Lecture by Dr. Amber Jamilla Musser
“Carrie Mae Weems and the Question of Brown Jouissance”
Introduced by Dr. Sheila Cavanagh
Wednesday, June 7, 2017
519 Kaneff, YorkU
Carrie Mae Weems’ 1995-1996 installation “From Here I Saw What Happened and I Cried,” comprised of 34 photographic images from various archives (some of which were already in circulation) from the 19th and 20th centuries, provides an opportunity to meditate on the discourses of woundedness that permeate much thinking on race, affect, and masochism while also allowing us to theorize brown jouissance. Following Lacan, Amber Jamilla Musser takes jouissance to be the experience of being a body, what Nestor Braunstein describes as “positivity, […] ‘something’ lived by a body when pleasure stops being pleasure. It is a plus, a sensation that is beyond pleasure” (2003, 104).
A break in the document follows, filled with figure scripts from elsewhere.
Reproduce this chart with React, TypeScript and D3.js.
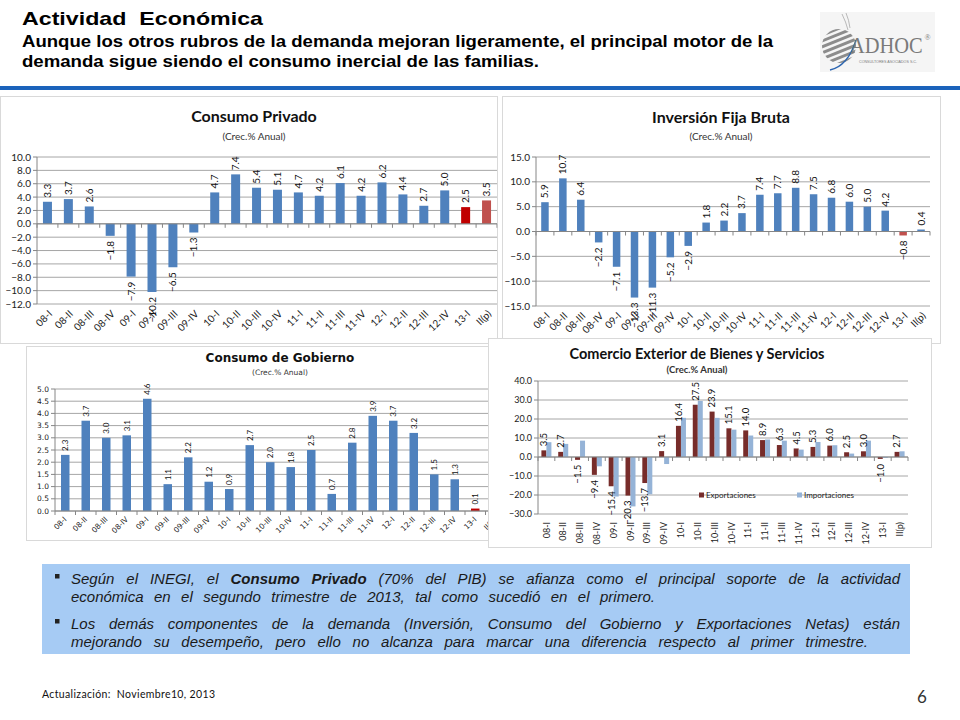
import * as React from "react";
import { useLayoutEffect, useRef, useState } from "react";
import * as d3 from "d3";

// quarters shared by the four charts
const quarters = [
  "08-I", "08-II", "08-III", "08-IV", "09-I", "09-II", "09-III", "09-IV",
  "10-I", "10-II", "10-III", "10-IV", "11-I", "11-II", "11-III", "11-IV",
  "12-I", "12-II", "12-III", "12-IV", "13-I", "II(p)",
];

const consumoPrivado = [3.3, 3.7, 2.6, -1.8, -7.9, -10.2, -6.5, -1.3, 4.7, 7.4, 5.4, 5.1, 4.7, 4.2, 6.1, 4.2, 6.2, 4.4, 2.7, 5.0, 2.5, 3.5];
const inversionFija = [5.9, 10.7, 6.4, -2.2, -7.1, -13.3, -11.3, -5.2, -2.9, 1.8, 2.2, 3.7, 7.4, 7.7, 8.8, 7.5, 6.8, 6.0, 5.0, 4.2, -0.8, 0.4];
const consumoGobierno: (number | null)[] = [2.3, 3.7, 3.0, 3.1, 4.6, 1.1, 2.2, 1.2, 0.9, 2.7, 2.0, 1.8, 2.5, 0.7, 2.8, 3.9, 3.7, 3.2, 1.5, 1.3, 0.1, null];
const exportaciones = [3.5, 2.7, -1.5, -9.4, -15.4, -20.3, -13.7, 3.1, 16.4, 27.5, 23.9, 15.1, 14.0, 8.9, 6.3, 4.5, 5.3, 6.0, 2.5, 3.0, -1.0, 2.7];
const importaciones = [7.8, 6.9, 8.6, -4.9, -20.8, -26.0, -19.6, -3.7, 20.6, 29.5, 20.6, 14.4, 11.3, 9.2, 8.6, 3.9, 7.9, 6.2, 1.8, 8.6, -0.5, 3.0];

const CAL = "Lato, 'Open Sans', sans-serif";
const ARIAL = "'Liberation Sans', Arial, sans-serif";
const VERD = "'DejaVu Sans', Verdana, sans-serif";
const BLUE = "#4f81bd";

const fmt = d3.format(".1f");

interface Series {
  values: (number | null)[];
  color: string;
  highlight?: Record<number, string>;
  labels?: boolean;
}

interface ChartProps {
  id: string;
  box: [number, number, number, number];
  plot: { left: number; right: number; top: number; bottom: number };
  domain: [number, number];
  step: number;
  title: string;
  titleFont: string;
  titleSize: number;
  titleX: number;
  titleY: number;
  subtitleSize: number;
  subtitleY: number;
  subtitleBold?: boolean;
  series: Series[];
  barWidth: number;
  tickFont: string;
  tickSize: number;
  labelSize: number;
  catSize: number;
  catRotate: number;
  catOffset: [number, number];
}

function BarChart(p: ChartProps) {
  const { box, plot } = p;
  const x = d3.scaleBand<string>().domain(quarters).range([plot.left, plot.right]);
  const y = d3.scaleLinear().domain(p.domain).range([plot.bottom, plot.top]);
  const ticks = d3.range(p.domain[0], p.domain[1] + p.step / 2, p.step);
  const y0 = y(0);
  const groupW = p.barWidth * p.series.length;
  const clipId = `clip-${p.id}`;
  const bw = x.bandwidth();

  return (
    <g>
      <defs>
        <clipPath id={clipId}>
          <rect x={box[0]} y={box[1]} width={box[2]} height={box[3]} />
        </clipPath>
      </defs>
      <rect x={box[0]} y={box[1]} width={box[2]} height={box[3]} fill="#fff" stroke="#d9d9d9" />
      <g clipPath={`url(#${clipId})`}>
        {/* gridlines + y axis */}
        {ticks.map((t) => (
          <g key={t}>
            <line x1={plot.left} x2={plot.right} y1={y(t)} y2={y(t)} stroke="#a6a6a6" strokeWidth={1} />
            <line x1={plot.left - 4} x2={plot.left} y1={y(t)} y2={y(t)} stroke="#868686" />
            <text x={plot.left - 6} y={y(t)} dy="0.35em" textAnchor="end"
              fontFamily={p.tickFont} fontSize={p.tickSize} fill="#222">{fmt(t)}</text>
          </g>
        ))}
        <line x1={plot.left} x2={plot.left} y1={plot.top} y2={plot.bottom} stroke="#868686" />

        {/* bars */}
        {p.series.map((s, k) =>
          s.values.map((v, i) => {
            if (v === null) return null;
            const cx = x(quarters[i])! + bw / 2;
            const bx = cx - groupW / 2 + k * p.barWidth;
            const color = s.highlight && s.highlight[i] ? s.highlight[i] : s.color;
            return (
              <rect key={`${k}-${i}`} x={bx} y={Math.min(y(v), y0)} width={p.barWidth}
                height={Math.abs(y(v) - y0)} fill={color} />
            );
          })
        )}

        {/* zero axis with category ticks */}
        <line x1={plot.left} x2={plot.right} y1={y0} y2={y0} stroke="#868686" />
        {d3.range(quarters.length + 1).map((i) => {
          const tx = plot.left + i * bw;
          return <line key={i} x1={tx} x2={tx} y1={y0} y2={y0 + 4} stroke="#868686" />;
        })}

        {/* value labels */}
        {p.series.map((s, k) =>
          s.labels
            ? s.values.map((v, i) => {
                if (v === null) return null;
                const cx = x(quarters[i])! + bw / 2 - groupW / 2 + (k + 0.5) * p.barWidth;
                const pos = v >= 0;
                const ty = pos ? y(v) - 4 : y(v) + 5;
                return (
                  <text key={`l${k}-${i}`} transform={`translate(${cx},${ty}) rotate(-90)`}
                    textAnchor={pos ? "start" : "end"} dy="0.35em"
                    fontFamily={CAL} fontSize={p.labelSize} fill="#111">{fmt(v)}</text>
                );
              })
            : null
        )}

        {/* category labels */}
        {quarters.map((c) => {
          const cx = x(c)! + bw / 2 + p.catOffset[0];
          const cy = plot.bottom + p.catOffset[1];
          return (
            <text key={c} transform={`translate(${cx},${cy}) rotate(${p.catRotate})`}
              textAnchor="end" dy="0.35em" fontFamily={p.tickFont} fontSize={p.catSize} fill="#222">{c}</text>
          );
        })}

        <text x={p.titleX} y={p.titleY} textAnchor="middle" fontFamily={p.titleFont}
          fontWeight="bold" fontSize={p.titleSize} fill="#111">{p.title}</text>
        <text x={p.titleX} y={p.subtitleY} textAnchor="middle" fontFamily={p.titleFont}
          fontWeight={p.subtitleBold ? "bold" : "normal"} fontSize={p.subtitleSize} fill="#333">(Crec.% Anual)</text>
      </g>
    </g>
  );
}

// a text line stretched to a width by widening the gaps between words
function JustifiedLine({ x, y, width, children }: { x: number; y: number; width: number; children: React.ReactNode }) {
  const ref = useRef<SVGTextElement>(null);
  const [ws, setWs] = useState(0);
  useLayoutEffect(() => {
    const el = ref.current;
    if (!el) return;
    const natural = el.getComputedTextLength();
    const spaces = (el.textContent || "").trim().split(/\s+/).length - 1;
    if (spaces > 0) setWs(Math.max(0, (width - natural) / spaces));
  }, [width]);
  return (
    <text ref={ref} x={x} y={y} style={{ wordSpacing: `${ws}px` }}>{children}</text>
  );
}

function Logo() {
  const stripes = d3.range(7);
  return (
    <g>
      <rect x={820} y={12} width={115} height={60} fill="#f5f5f5" />
      <defs>
        <clipPath id="sphere">
          <circle cx={839} cy={46} r={17} />
        </clipPath>
      </defs>
      <g clipPath="url(#sphere)">
        {stripes.map((i) => (
          <rect key={i} x={815} y={28 + i * 5.5} width={50} height={3} fill="#8c8c8c"
            transform={`rotate(-22 839 46)`} />
        ))}
      </g>
      <path d="M842,14 Q846,22 848,30 M846,13 Q849,20 850,28" stroke="#aaa" strokeWidth={0.8} fill="none" />
      <path d="M830,70 Q848,66 856,40" stroke="#2a64b0" strokeWidth={1.3} fill="none" />
      <text transform="translate(850,53) scale(0.89,1)" fontFamily="'Liberation Serif', serif" fontSize={23} fill="#7a7a7a">
        ADHOC<tspan fontSize={9} dy={-13} dx={2}>®</tspan>
      </text>
      <text x={859} y={63} fontFamily={ARIAL} fontSize={4.2} fill="#7a7a7a"
        textLength={58} lengthAdjust="spacingAndGlyphs">CONSULTORES ASOCIADOS S.C.</text>
    </g>
  );
}

export default function App() {
  return (
    <div style={{ position: "absolute", left: 0, top: 0, width: 960, height: 720, background: "#fff" }}>
      <svg width={960} height={720} style={{ display: "block" }}>
        <rect width={960} height={720} fill="#fff" />

        {/* header */}
        <text x={22} y={25} fontFamily={ARIAL} fontWeight="bold" fontSize={18.5} fill="#000"
          textLength={241} lengthAdjust="spacingAndGlyphs">Actividad{"\u00a0\u00a0"}Económica</text>
        <text x={22} y={47} fontFamily={ARIAL} fontWeight="bold" fontSize={16.5} fill="#000"
          textLength={751} lengthAdjust="spacingAndGlyphs">Aunque los otros rubros de la demanda mejoran ligeramente, el principal motor de la</text>
        <text x={22} y={67} fontFamily={ARIAL} fontWeight="bold" fontSize={16.5} fill="#000"
          textLength={517} lengthAdjust="spacingAndGlyphs">demanda sigue siendo el consumo inercial de las familias.</text>
        <Logo />
        <rect x={0} y={86} width={960} height={4} fill="#1b63bb" />

        <BarChart id="cp" box={[0.5, 96.5, 497, 247]}
          plot={{ left: 37, right: 497, top: 157, bottom: 304 }}
          domain={[-12, 10]} step={2}
          title="Consumo Privado" titleFont={CAL} titleSize={16} titleX={254} titleY={122}
          subtitleSize={10} subtitleY={140}
          series={[{ values: consumoPrivado, color: BLUE, highlight: { 20: "#c00000", 21: "#c0504d" }, labels: true }]}
          barWidth={9} tickFont={CAL} tickSize={10} labelSize={10} catSize={10}
          catRotate={-45} catOffset={[3, 8]} />

        <BarChart id="ifb" box={[502.5, 96.5, 438, 247]}
          plot={{ left: 536, right: 930, top: 157, bottom: 306 }}
          domain={[-15, 15]} step={5}
          title="Inversión Fija Bruta" titleFont={CAL} titleSize={16} titleX={721} titleY={123}
          subtitleSize={10} subtitleY={140}
          series={[{ values: inversionFija, color: BLUE, highlight: { 20: "#c0504d" }, labels: true }]}
          barWidth={7.5} tickFont={CAL} tickSize={10} labelSize={10} catSize={10}
          catRotate={-45} catOffset={[3, 8]} />

        <BarChart id="cg" box={[26.5, 346.5, 463, 194]}
          plot={{ left: 55, right: 506, top: 389, bottom: 511 }}
          domain={[0, 5]} step={0.5}
          title="Consumo de Gobierno" titleFont={VERD} titleSize={12} titleX={280} titleY={362}
          subtitleSize={7.5} subtitleY={375}
          series={[{ values: consumoGobierno, color: BLUE, highlight: { 20: "#c00000" }, labels: true }]}
          barWidth={8.5} tickFont={VERD} tickSize={7.5} labelSize={8} catSize={7.5}
          catRotate={-45} catOffset={[0, 7]} />

        <BarChart id="ce" box={[488.5, 338.5, 443, 209]}
          plot={{ left: 538, right: 908, top: 381, bottom: 514 }}
          domain={[-30, 40]} step={10}
          title="Comercio Exterior de Bienes y Servicios" titleFont={CAL} titleSize={14.5} titleX={697} titleY={359}
          subtitleSize={9.5} subtitleY={373} subtitleBold
          series={[
            { values: exportaciones, color: "#772c2a", labels: true },
            { values: importaciones, color: "#95b3d7" },
          ]}
          barWidth={5} tickFont={CAL} tickSize={9} labelSize={9.5} catSize={9}
          catRotate={-90} catOffset={[0, 8]} />

        {/* comercio legend */}
        <rect x={699} y={492.5} width={5} height={5} fill="#772c2a" />
        <text x={706} y={498} fontFamily={CAL} fontSize={8} fill="#222">Exportaciones</text>
        <rect x={797} y={492.5} width={5} height={5} fill="#95b3d7" />
        <text x={804} y={498} fontFamily={CAL} fontSize={8} fill="#222">Importaciones</text>

        {/* commentary box */}
        <rect x={42} y={564} width={868} height={90} fill="#a6cbf4" />
        <rect x={55} y={574} width={4.5} height={4.5} fill="#222" />
        <rect x={55} y={619} width={4.5} height={4.5} fill="#222" />
        <g fontFamily={ARIAL} fontStyle="italic" fontSize={15} fill="#1a1a1a">
          <JustifiedLine x={71} y={584} width={829}>
            Según el INEGI, el <tspan fontWeight="bold">Consumo Privado</tspan> (70% del PIB) se afianza como el principal soporte de la actividad
          </JustifiedLine>
          <JustifiedLine x={71} y={602} width={584}>
            económica en el segundo trimestre de 2013, tal como sucedió en el primero.
          </JustifiedLine>
          <JustifiedLine x={71} y={629} width={829}>
            Los demás componentes de la demanda (Inversión, Consumo del Gobierno y Exportaciones Netas) están
          </JustifiedLine>
          <JustifiedLine x={71} y={647} width={797}>
            mejorando su desempeño, pero ello no alcanza para marcar una diferencia respecto al primer trimestre.
          </JustifiedLine>
        </g>

        {/* footer */}
        <text x={42} y={698} fontFamily={CAL} fontSize={10.5} fill="#111"
          textLength={173} lengthAdjust="spacing">Actualización:{"\u00a0\u00a0"}Noviembre10, 2013</text>
        <text x={917} y={703} fontFamily={CAL} fontSize={17} fill="#333">6</text>
      </svg>
    </div>
  );
}
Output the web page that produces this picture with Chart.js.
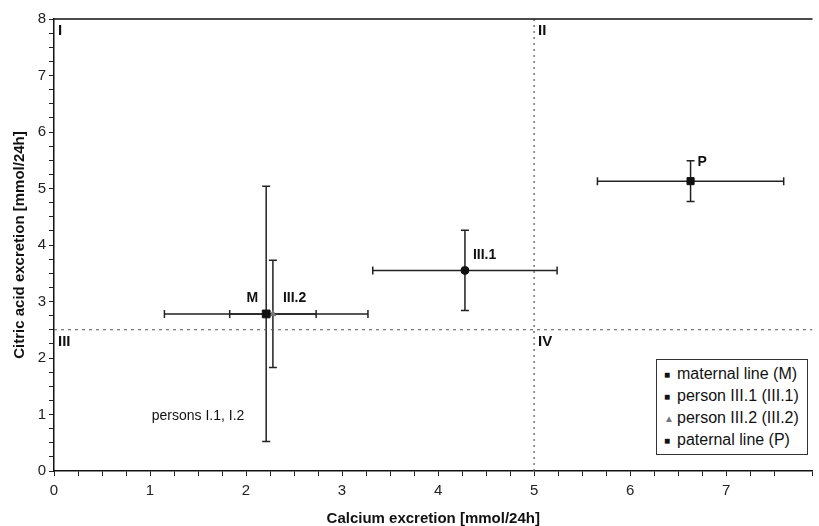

This lecture dwells on jouissance in order to retain the ambivalence of emotion that is provoked by Weems’ invocation of tears. Brown jouissance offers insight into thinking about this opacity as strategic, masochistic, and deeply connected to the flesh. Further, brown jouissance is not just adding race to Lacan’s concept, as Musser argues in her reading of Weems’ installation, it enables a rethinking of the relationship between psychoanalysis, femininity, and race.